May I tell on myself? I struggle with this in a personal area: horse training. Now, I’m not a great horse trainer, but I am learning. Learning how to be better at a skill is not an easy task. It involves a lot of humility, frustration, excitement, and for me often tears. Right now, I have two young horses that I am training. They are one year apart in age, and at different levels of training. The youngest one only has a handful of rides so far, she’s just getting started learning how to be ridden. She is the first horse I have started training completely by myself. My father is a very talented trainer, and he usually helps me with the young horses. But I wanted to start this one myself, to know if I can. Because, well, ego and competitiveness. The other day, I went to ride, I had a plan in my head for what I wanted to accomplish that day with this little horse and was ready to execute that plan. Dad came out to the barn as I was getting started and ‘fixing’ me. At least that’s what my ego likes to say. My over-sized ego instantly started causing chaos in my heart and mind again. It repeated to me over and over again: “You’re not asking for help. Why doesn’t he just butt out. You’ll ask when you are ready. Why is he always trying to fix me?” I didn’t want to listen. I was not receptive. I was wrong. He saw an issue happening with my horse, he knows where that issue will lead later on if not addressed swiftly and fully, and he cares enough about me to be willing to sharpen me even though he probably knew I wouldn’t want to hear it. He boldly and kindly shared his insights with me despite my less than stellar attitude. You know what? He was right. I was allowing a behavior that was small then and would become dangerous over time because I didn’t recognize the problem: he did.

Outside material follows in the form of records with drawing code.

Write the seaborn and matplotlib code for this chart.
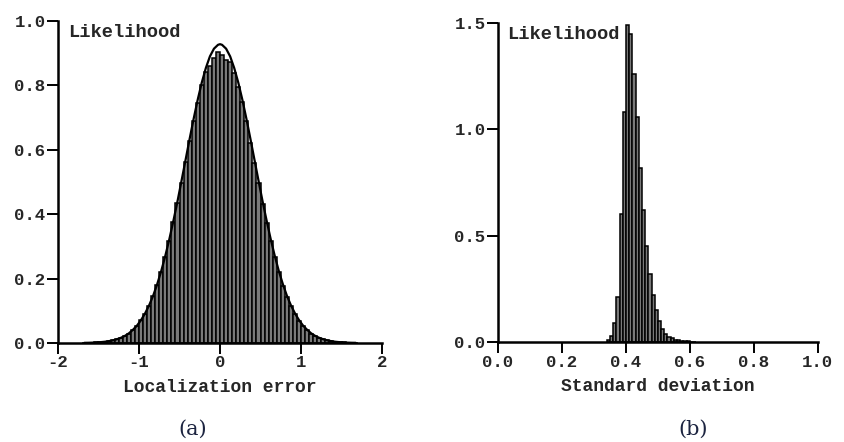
import numpy as np
import pandas as pd
import matplotlib
matplotlib.use("Agg")
import matplotlib.pyplot as plt
import seaborn as sns

# ---------------- data ----------------
# Panel (a): localization error histogram, bins of 0.05 from -1.7 to 1.7
a_bin_width = 0.05
a_bin_start = -1.7
a_left_heights = [0.0004, 0.0006, 0.0010, 0.0016, 0.0025, 0.0037, 0.0055, 0.0079,
                  0.011, 0.015, 0.021, 0.029, 0.040, 0.053, 0.070, 0.090, 0.115,
                  0.145, 0.180, 0.220, 0.268, 0.316, 0.375, 0.434, 0.496, 0.563,
                  0.628, 0.688, 0.745, 0.800, 0.842, 0.860, 0.885, 0.905]
a_right_heights = [0.895, 0.880, 0.872, 0.838, 0.795, 0.748, 0.690, 0.622, 0.560,
                   0.498, 0.431, 0.372, 0.318, 0.266, 0.219, 0.178, 0.143, 0.114,
                   0.089, 0.069, 0.052, 0.040, 0.029, 0.021, 0.015, 0.011, 0.0078,
                   0.0054, 0.0036, 0.0025, 0.0016, 0.0011, 0.0007, 0.0004]
# fitted curve (a)
a_curve_x = [-1.675, -1.625, -1.575, -1.525, -1.475, -1.425, -1.375, -1.325, -1.275,
             -1.225, -1.175, -1.125, -1.075, -1.025, -0.975, -0.925, -0.875, -0.825,
             -0.775, -0.725, -0.675, -0.625, -0.575, -0.525, -0.475, -0.425, -0.375,
             -0.325, -0.275, -0.225, -0.175, -0.125, -0.075, -0.025, 0.0,
             0.025, 0.075, 0.125, 0.175, 0.225, 0.275, 0.325, 0.375, 0.425, 0.475,
             0.525, 0.575, 0.625, 0.675, 0.725, 0.775, 0.825, 0.875, 0.925, 0.975,
             1.025, 1.075, 1.125, 1.175, 1.225, 1.275, 1.325, 1.375, 1.425, 1.475,
             1.525, 1.575, 1.625, 1.675]
a_curve_y = [0.0005, 0.0007, 0.0011, 0.0017, 0.0026, 0.0038, 0.0056, 0.008, 0.0115,
             0.016, 0.022, 0.030, 0.041, 0.054, 0.071, 0.092, 0.117, 0.147,
             0.183, 0.224, 0.271, 0.323, 0.380, 0.440, 0.504, 0.569, 0.634,
             0.697, 0.756, 0.809, 0.854, 0.890, 0.914, 0.926, 0.928,
             0.926, 0.914, 0.890, 0.854, 0.809, 0.756, 0.697, 0.634, 0.569, 0.504,
             0.440, 0.380, 0.323, 0.271, 0.224, 0.183, 0.147, 0.117, 0.092, 0.071,
             0.054, 0.041, 0.030, 0.022, 0.016, 0.0115, 0.008, 0.0056, 0.0038, 0.0026,
             0.0017, 0.0011, 0.0007, 0.0005]

# Panel (b): standard deviation histogram, bins of 0.01 from 0.34
b_bin_width = 0.01
b_bin_start = 0.34
b_heights = [0.01, 0.03, 0.09, 0.21, 0.60, 1.08, 1.49, 1.45, 1.26, 1.06, 0.82,
             0.62, 0.45, 0.32, 0.22, 0.15, 0.10, 0.06, 0.04, 0.025, 0.018, 0.012,
             0.008, 0.006, 0.004, 0.003, 0.002, 0.0015]

a_xticks = [-2, -1, 0, 1, 2]
a_xticklabels = ["-2", "-1", "0", "1", "2"]
a_yticks = [0.0, 0.2, 0.4, 0.6, 0.8, 1.0]
b_xticks = [0.0, 0.2, 0.4, 0.6, 0.8, 1.0]
b_yticks = [0.0, 0.5, 1.0, 1.5]

# ---------------- build tables ----------------
a_heights = a_left_heights + a_right_heights
a_edges = np.round(a_bin_start + a_bin_width * np.arange(len(a_heights) + 1), 4)
a_df = pd.DataFrame({"x": (a_edges[:-1] + a_edges[1:]) / 2, "w": a_heights})
a_curve = pd.DataFrame({"x": a_curve_x, "y": a_curve_y})

b_edges = np.round(b_bin_start + b_bin_width * np.arange(len(b_heights) + 1), 4)
b_df = pd.DataFrame({"x": (b_edges[:-1] + b_edges[1:]) / 2, "w": b_heights})

# ---------------- style ----------------
sns.set_theme(style="ticks")
FONT = ["Liberation Mono", "DejaVu Sans Mono"]
plt.rcParams["font.family"] = FONT
plt.rcParams["font.weight"] = "bold"

fig = plt.figure(figsize=(8.44, 4.42), dpi=100)
ax_a = fig.add_axes([0.0687, 0.224, 0.384, 0.7285])
ax_b = fig.add_axes([0.590, 0.226, 0.379, 0.722])

bar_kw = dict(stat="count", color="#7a7a7a", edgecolor="black", linewidth=1.1, alpha=1.0)

sns.histplot(data=a_df, x="x", weights="w", bins=a_edges.tolist(), ax=ax_a, **bar_kw)
sns.lineplot(data=a_curve, x="x", y="y", ax=ax_a, color="black", linewidth=1.6)
sns.histplot(data=b_df, x="x", weights="w", bins=b_edges.tolist(), ax=ax_b, **bar_kw)

for ax, xt, yt, xl, yl, xlab in [
    (ax_a, a_xticks, a_yticks, (-2, 2), (0, 1.0), "Localization error"),
    (ax_b, b_xticks, b_yticks, (0, 1.0), (0, 1.5), "Standard deviation"),
]:
    ax.set_xlim(*xl)
    ax.set_ylim(*yl)
    sns.despine(ax=ax)
    for s in ["left", "bottom"]:
        ax.spines[s].set_linewidth(1.8)
        ax.spines[s].set_color("black")
    ax.set_xticks(xt)
    ax.set_yticks(yt)
    ax.tick_params(axis="both", direction="out", length=8, width=1.4, color="black",
                   labelsize=12.5, pad=1)
    ax.set_ylabel("")
    ax.set_xlabel(xlab, fontsize=13, fontweight="bold", labelpad=6)
    ax.text(0.03, 0.99, "Likelihood", transform=ax.transAxes, ha="left", va="top",
            fontsize=13.5, fontweight="bold")

ax_a.set_xticklabels(a_xticklabels, fontweight="bold")
ax_a.set_yticklabels([f"{v:.1f}" for v in a_yticks], fontweight="bold")
ax_b.set_xticklabels([f"{v:.1f}" for v in b_xticks], fontweight="bold")
ax_b.set_yticklabels([f"{v:.1f}" for v in b_yticks], fontweight="bold")

fig.text(193 / 844, 1 - 429 / 442, "(a)", ha="center", va="center", fontsize=15,
         fontweight="normal", family="DejaVu Serif", color="#1c2440")
fig.text(693 / 844, 1 - 429 / 442, "(b)", ha="center", va="center", fontsize=15,
         fontweight="normal", family="DejaVu Serif", color="#1c2440")

fig.savefig("out.png", dpi=100)
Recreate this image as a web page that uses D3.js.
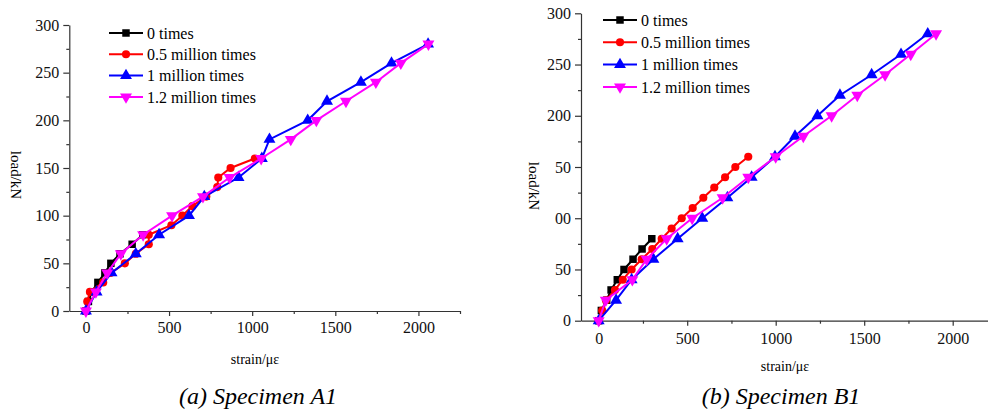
<!DOCTYPE html>
<html>
<head>
<meta charset="utf-8">
<script src="https://cdn.jsdelivr.net/npm/d3@7"></script>
<style>
  body { margin: 0; background: #fff; }
  .axis path, .axis line { stroke: #333; stroke-width: 1.2; }
</style>
</head>
<body>
<div id="chart"></div>
<script>
// series as [strain, load]
const seriesNames = ["0 times", "0.5 million times", "1 million times", "1.2 million times"];

const a1Zero = [[0, 0], [15, 10], [35, 20], [72, 30], [114, 40], [150, 50], [205, 60], [278, 70], [342, 80]];
const a1Half = [[0, 0], [8, 10], [24, 20], [104, 30], [150, 40], [234, 50], [300, 60], [378, 70], [378, 80],
    [514, 90], [580, 100], [640, 110], [724, 120], [790, 130], [796, 140], [870, 150], [1016, 160]];
const a1One = [[0, 0], [64, 20], [154, 40], [300, 60], [440, 80], [620, 100], [712, 120], [918, 140],
    [1058, 160], [1104, 180], [1334, 200], [1450, 220], [1654, 240], [1838, 260], [2058, 280]];
const a1OneTwo = [[0, 0], [60, 20], [128, 40], [210, 60], [344, 80], [518, 100], [704, 120], [864, 140],
    [1054, 160], [1232, 180], [1386, 200], [1564, 220], [1744, 240], [1894, 260], [2060, 280]];

const b1Zero = [[0, 0], [15, 10], [45, 20], [70, 30], [105, 40], [143, 50], [194, 60], [245, 70], [300, 80]];
const b1Half = [[0, 0], [20, 10], [41, 20], [92, 30], [136, 40], [186, 50], [243, 60], [303, 70], [356, 80],
    [412, 90], [469, 100], [531, 110], [591, 120], [653, 130], [714, 140], [772, 150], [845, 160]];
const b1One = [[0, 0], [98, 20], [186, 40], [309, 60], [446, 80], [585, 100], [727, 120], [864, 140],
    [996, 160], [1109, 180], [1236, 200], [1363, 220], [1542, 240], [1708, 260], [1859, 280]];
const b1OneTwo = [[0, 0], [40, 20], [190, 40], [271, 60], [384, 80], [528, 100], [700, 120], [845, 140],
    [1000, 160], [1156, 180], [1316, 200], [1461, 220], [1618, 240], [1763, 260], [1906, 280]];

const xTicks = [0, 500, 1000, 1500, 2000];
const xMinor = [250, 750, 1250, 1750, 2250];
const yTicks = [0, 50, 100, 150, 200, 250, 300];
const yMinor = [25, 75, 125, 175, 225, 275];
const leftYLabels = ["0", "50", "100", "150", "200", "250", "300"];
const rightYLabels = ["0", "50", "00", "50", "200", "250", "300"];

const colors = ["#000000", "#ff0000", "#0000ff", "#ff00ff"];
const symbols = [d3.symbolSquare, d3.symbolCircle, d3.symbolTriangle, d3.symbolTriangle];
const symbolSizes = [56, 52, 62, 62];

const serif = "Liberation Serif";

const svg = d3.select("#chart")
    .append("svg")
    .attr("width", 988)
    .attr("height", 411);

function drawPanel(p) {
    const x = d3.scaleLinear().domain([-100, 2250]).range(p.xRange);
    const y = d3.scaleLinear().domain([0, 300]).range(p.yRange);
    const g = svg.append("g");

    const fixText = a => a.attr("font-family", null).selectAll("text")
        .style("font-family", serif).attr("font-size", 16).attr("fill", "#111");

    g.append("g")
        .attr("class", "axis")
        .attr("transform", `translate(0,${p.yRange[0]})`)
        .call(d3.axisBottom(x).tickValues(xTicks).tickSize(5).tickSizeOuter(0).tickPadding(p.xPad)
            .tickFormat(d3.format("d")))
        .call(fixText);
    g.append("g")
        .attr("class", "axis")
        .attr("transform", `translate(0,${p.yRange[0]})`)
        .call(d3.axisBottom(x).tickValues(xMinor).tickSize(3).tickFormat(""))
        .call(a => a.select(".domain").remove());

    g.append("g")
        .attr("class", "axis")
        .attr("transform", `translate(${x(-100)},0)`)
        .call(d3.axisLeft(y).tickValues(yTicks).tickSize(6).tickSizeOuter(0).tickPadding(4)
            .tickFormat((d, i) => p.yLabels[i]))
        .call(fixText);
    g.append("g")
        .attr("class", "axis")
        .attr("transform", `translate(${x(-100)},0)`)
        .call(d3.axisLeft(y).tickValues(yMinor).tickSize(3).tickFormat(""))
        .call(a => a.select(".domain").remove());

    const line = d3.line().x(d => x(d[0])).y(d => y(d[1]));

    p.series.forEach((s, i) => {
        g.append("path")
            .datum(s)
            .attr("fill", "none")
            .attr("stroke", colors[i])
            .attr("stroke-width", 2)
            .attr("d", line);
        g.selectAll(null)
            .data(s)
            .enter().append("path")
            .attr("transform", d => `translate(${x(d[0])},${y(d[1])})` + (i === 3 ? " rotate(180)" : ""))
            .attr("d", d3.symbol().type(symbols[i]).size(symbolSizes[i]))
            .attr("fill", colors[i]);
    });

    // legend
    const lg = g.append("g");
    seriesNames.forEach((name, i) => {
        const ly = p.legend.y + i * p.legend.step;
        lg.append("line")
            .attr("x1", p.legend.x).attr("x2", p.legend.x + 34)
            .attr("y1", ly).attr("y2", ly)
            .attr("stroke", colors[i]).attr("stroke-width", 2);
        lg.append("path")
            .attr("transform", `translate(${p.legend.x + 17},${ly})` + (i === 3 ? " rotate(180)" : ""))
            .attr("d", d3.symbol().type(symbols[i]).size(symbolSizes[i]))
            .attr("fill", colors[i]);
        lg.append("text")
            .attr("x", p.legend.x + 38)
            .attr("y", ly)
            .attr("dy", "0.35em")
            .style("font-family", serif)
            .attr("font-size", 16)
            .text(name);
    });

    g.append("text")
        .attr("transform", `translate(${p.yTitle[0]},${p.yTitle[1]}) rotate(90)`)
        .attr("text-anchor", "middle")
        .attr("dy", "0.35em")
        .style("font-family", serif)
        .attr("font-size", 15)
        .text("load/kN");

    g.append("text")
        .attr("x", p.xTitle[0]).attr("y", p.xTitle[1])
        .attr("text-anchor", "middle")
        .style("font-family", serif)
        .attr("font-size", 14)
        .text("strain/με");

    g.append("text")
        .attr("x", p.caption[0]).attr("y", p.caption[1])
        .attr("text-anchor", "middle")
        .style("font-family", serif)
        .attr("font-size", 24)
        .attr("font-style", "italic")
        .text(p.captionText);
}

drawPanel({
    xRange: [69.3, 460],
    yRange: [311, 25],
    xPad: 6,
    yLabels: leftYLabels,
    series: [a1Zero, a1Half, a1One, a1OneTwo],
    legend: { x: 109, y: 33, step: 21.3 },
    yTitle: [16, 175],
    xTitle: [255, 364],
    caption: [258, 404],
    captionText: "(a) Specimen A1"
});

drawPanel({
    xRange: [581, 581 + 2350 * 0.177],
    yRange: [320.7, 13.3],
    xPad: 7,
    yLabels: rightYLabels,
    series: [b1Zero, b1Half, b1One, b1OneTwo],
    legend: { x: 603, y: 20, step: 22.3 },
    yTitle: [534, 186],
    xTitle: [785, 371],
    caption: [781, 404],
    captionText: "(b) Specimen B1"
});
</script>
</body>
</html>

When someone cares about us, they are willing to intervene and help us have growth opportunities, they are willing to sharpen us. Instead of letting my ego take control, I need to stick him in a shoebox and sit on the lid. I need to be grateful there are people in my life who care enough about me to want to sharpen me and see me grow.

Conversely, not only should I be open to accepting the help and sharpening of a friend, but I also need to be willing to boldly and kindly sharpen others when the Lord impresses on my heart to do so. Ignoring an opportunity to help someone would be selfish of me and ultimately is a sin. The Bible says in James 4:17: “Therefore to him that knoweth to do good, and doeth it not, to him it is sin.”

A Note from Dr. McElroy: 

Ladies, this week I have realized that explanation should have been provided when I first began writing lessons and sharing them with you. Please forgive me for creating drama by failing to communicate the purpose behind these lessons. Recently, I felt convicted that I am not leading and training spiritually like I know I should be. In my attempt to assure I am not making a mockery of values I hold dear and take seriously; I have failed to provide biblical training to those I might be able to influence for Christ. For some time, I have been convicted and done nothing. The Lord has been pressing on my heart that I should be writing lessons, not with the purpose of fixing anyone else, but to share the lessons that I am currently learning and that the Lord is using in my life. The purpose is not to discuss the characters of illustrations or to point a finger at any person. The purpose of sharing these lessons is simple: we all face hard situations, we all need help knowing how to respond to those hard situations, the Bible has the help and answers we need for every situation we will face. These are my inner struggles, growth opportunities, and personal devotions - written in my journal, that I am sharing with you in the hopes that the lessons I am currently learning can become tools that help you too. In sharing these thoughts, I aim only to provide us the biblical tools for walking through this messy life with God’s mercy, grace, and strength.